Stored rows ::

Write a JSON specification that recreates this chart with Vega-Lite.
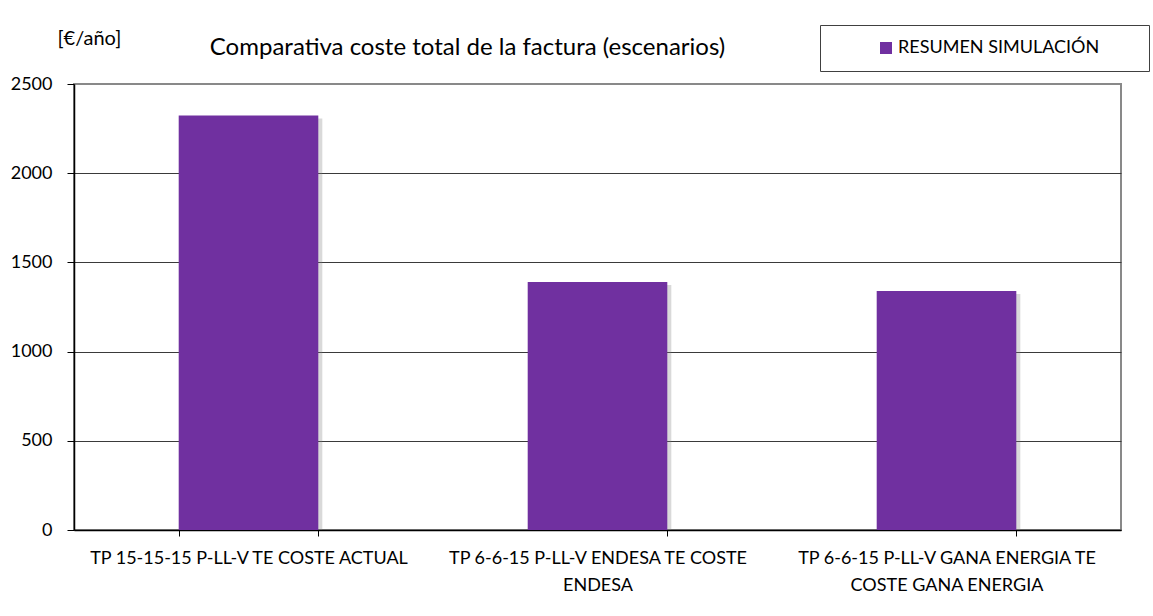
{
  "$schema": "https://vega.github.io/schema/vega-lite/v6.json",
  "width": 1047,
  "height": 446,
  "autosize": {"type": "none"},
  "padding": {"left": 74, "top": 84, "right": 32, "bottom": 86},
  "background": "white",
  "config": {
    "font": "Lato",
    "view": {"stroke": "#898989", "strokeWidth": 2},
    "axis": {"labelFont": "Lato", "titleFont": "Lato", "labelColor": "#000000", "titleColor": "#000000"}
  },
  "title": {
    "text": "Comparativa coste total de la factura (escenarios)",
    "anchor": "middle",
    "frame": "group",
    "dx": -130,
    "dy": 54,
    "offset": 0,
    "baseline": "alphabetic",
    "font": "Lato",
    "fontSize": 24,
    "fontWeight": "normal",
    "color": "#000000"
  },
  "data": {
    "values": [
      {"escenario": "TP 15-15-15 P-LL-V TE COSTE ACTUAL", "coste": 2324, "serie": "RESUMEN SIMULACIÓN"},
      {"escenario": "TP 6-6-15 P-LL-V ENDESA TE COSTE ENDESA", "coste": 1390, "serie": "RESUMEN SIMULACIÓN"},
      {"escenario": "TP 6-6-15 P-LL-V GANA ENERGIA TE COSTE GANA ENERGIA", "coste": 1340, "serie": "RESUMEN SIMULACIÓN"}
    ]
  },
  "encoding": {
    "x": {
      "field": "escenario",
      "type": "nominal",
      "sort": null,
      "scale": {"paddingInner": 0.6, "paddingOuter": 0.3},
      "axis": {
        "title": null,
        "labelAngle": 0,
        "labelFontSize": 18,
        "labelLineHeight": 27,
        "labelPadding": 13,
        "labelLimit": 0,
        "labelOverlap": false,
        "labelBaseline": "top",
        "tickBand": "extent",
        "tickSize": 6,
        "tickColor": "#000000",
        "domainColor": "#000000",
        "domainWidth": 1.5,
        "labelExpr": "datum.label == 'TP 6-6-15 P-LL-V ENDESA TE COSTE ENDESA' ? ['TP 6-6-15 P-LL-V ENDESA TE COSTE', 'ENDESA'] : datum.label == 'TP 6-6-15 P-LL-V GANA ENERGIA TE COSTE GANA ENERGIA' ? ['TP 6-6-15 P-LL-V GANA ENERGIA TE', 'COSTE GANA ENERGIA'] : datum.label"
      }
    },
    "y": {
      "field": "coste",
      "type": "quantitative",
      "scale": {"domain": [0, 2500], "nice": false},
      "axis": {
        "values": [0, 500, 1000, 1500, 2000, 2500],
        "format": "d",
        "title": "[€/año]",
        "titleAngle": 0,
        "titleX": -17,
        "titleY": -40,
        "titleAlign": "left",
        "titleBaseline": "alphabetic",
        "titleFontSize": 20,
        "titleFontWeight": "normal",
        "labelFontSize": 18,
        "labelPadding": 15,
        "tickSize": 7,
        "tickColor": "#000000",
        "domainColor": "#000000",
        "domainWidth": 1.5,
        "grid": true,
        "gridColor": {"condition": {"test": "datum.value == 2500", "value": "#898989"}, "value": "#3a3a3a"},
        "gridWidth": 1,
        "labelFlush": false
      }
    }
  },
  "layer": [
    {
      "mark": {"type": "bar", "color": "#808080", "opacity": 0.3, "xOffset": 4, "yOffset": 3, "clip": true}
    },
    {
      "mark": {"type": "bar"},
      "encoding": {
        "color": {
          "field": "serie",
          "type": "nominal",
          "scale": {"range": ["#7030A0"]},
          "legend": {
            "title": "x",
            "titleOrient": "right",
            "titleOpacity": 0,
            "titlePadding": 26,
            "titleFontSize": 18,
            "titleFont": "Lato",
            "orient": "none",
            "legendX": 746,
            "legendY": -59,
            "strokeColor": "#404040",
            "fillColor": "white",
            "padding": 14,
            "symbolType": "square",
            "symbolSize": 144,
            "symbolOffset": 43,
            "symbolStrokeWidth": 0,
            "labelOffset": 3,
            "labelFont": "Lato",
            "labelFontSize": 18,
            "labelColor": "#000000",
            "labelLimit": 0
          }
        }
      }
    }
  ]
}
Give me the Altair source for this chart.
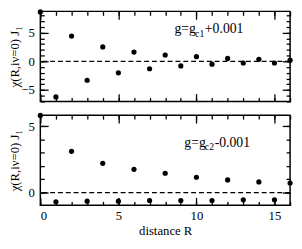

Aim of the task ::
Every entry must be reproduced exactly, with the images left out.

Solution ::
Write a JSON specification that recreates this chart with Vega-Lite.
{
  "$schema": "https://vega.github.io/schema/vega-lite/v6.json",
  "width": 1047,
  "height": 446,
  "autosize": {"type": "none"},
  "padding": {"left": 74, "top": 84, "right": 32, "bottom": 86},
  "background": "white",
  "config": {
    "font": "Lato",
    "view": {"stroke": "#898989", "strokeWidth": 2},
    "axis": {"labelFont": "Lato", "titleFont": "Lato", "labelColor": "#000000", "titleColor": "#000000"}
  },
  "title": {
    "text": "Comparativa coste total de la factura (escenarios)",
    "anchor": "middle",
    "frame": "group",
    "dx": -130,
    "dy": 54,
    "offset": 0,
    "baseline": "alphabetic",
    "font": "Lato",
    "fontSize": 24,
    "fontWeight": "normal",
    "color": "#000000"
  },
  "data": {
    "values": [
      {"escenario": "TP 15-15-15 P-LL-V TE COSTE ACTUAL", "coste": 2324, "serie": "RESUMEN SIMULACIÓN"},
      {"escenario": "TP 6-6-15 P-LL-V ENDESA TE COSTE ENDESA", "coste": 1390, "serie": "RESUMEN SIMULACIÓN"},
      {"escenario": "TP 6-6-15 P-LL-V GANA ENERGIA TE COSTE GANA ENERGIA", "coste": 1340, "serie": "RESUMEN SIMULACIÓN"}
    ]
  },
  "encoding": {
    "x": {
      "field": "escenario",
      "type": "nominal",
      "sort": null,
      "scale": {"paddingInner": 0.6, "paddingOuter": 0.3},
      "axis": {
        "title": null,
        "labelAngle": 0,
        "labelFontSize": 18,
        "labelLineHeight": 27,
        "labelPadding": 13,
        "labelLimit": 0,
        "labelOverlap": false,
        "labelBaseline": "top",
        "tickBand": "extent",
        "tickSize": 6,
        "tickColor": "#000000",
        "domainColor": "#000000",
        "domainWidth": 1.5,
        "labelExpr": "datum.label == 'TP 6-6-15 P-LL-V ENDESA TE COSTE ENDESA' ? ['TP 6-6-15 P-LL-V ENDESA TE COSTE', 'ENDESA'] : datum.label == 'TP 6-6-15 P-LL-V GANA ENERGIA TE COSTE GANA ENERGIA' ? ['TP 6-6-15 P-LL-V GANA ENERGIA TE', 'COSTE GANA ENERGIA'] : datum.label"
      }
    },
    "y": {
      "field": "coste",
      "type": "quantitative",
      "scale": {"domain": [0, 2500], "nice": false},
      "axis": {
        "values": [0, 500, 1000, 1500, 2000, 2500],
        "format": "d",
        "title": "[€/año]",
        "titleAngle": 0,
        "titleX": -17,
        "titleY": -40,
        "titleAlign": "left",
        "titleBaseline": "alphabetic",
        "titleFontSize": 20,
        "titleFontWeight": "normal",
        "labelFontSize": 18,
        "labelPadding": 15,
        "tickSize": 7,
        "tickColor": "#000000",
        "domainColor": "#000000",
        "domainWidth": 1.5,
        "grid": true,
        "gridColor": {"condition": {"test": "datum.value == 2500", "value": "#898989"}, "value": "#3a3a3a"},
        "gridWidth": 1,
        "labelFlush": false
      }
    }
  },
  "layer": [
    {
      "mark": {"type": "bar", "color": "#808080", "opacity": 0.3, "xOffset": 4, "yOffset": 3, "clip": true}
    },
    {
      "mark": {"type": "bar"},
      "encoding": {
        "color": {
          "field": "serie",
          "type": "nominal",
          "scale": {"range": ["#7030A0"]},
          "legend": {
            "title": "x",
            "titleOrient": "right",
            "titleOpacity": 0,
            "titlePadding": 26,
            "titleFontSize": 18,
            "titleFont": "Lato",
            "orient": "none",
            "legendX": 746,
            "legendY": -59,
            "strokeColor": "#404040",
            "fillColor": "white",
            "padding": 14,
            "symbolType": "square",
            "symbolSize": 144,
            "symbolOffset": 43,
            "symbolStrokeWidth": 0,
            "labelOffset": 3,
            "labelFont": "Lato",
            "labelFontSize": 18,
            "labelColor": "#000000",
            "labelLimit": 0
          }
        }
      }
    }
  ]
}
Give me the Altair source for this chart.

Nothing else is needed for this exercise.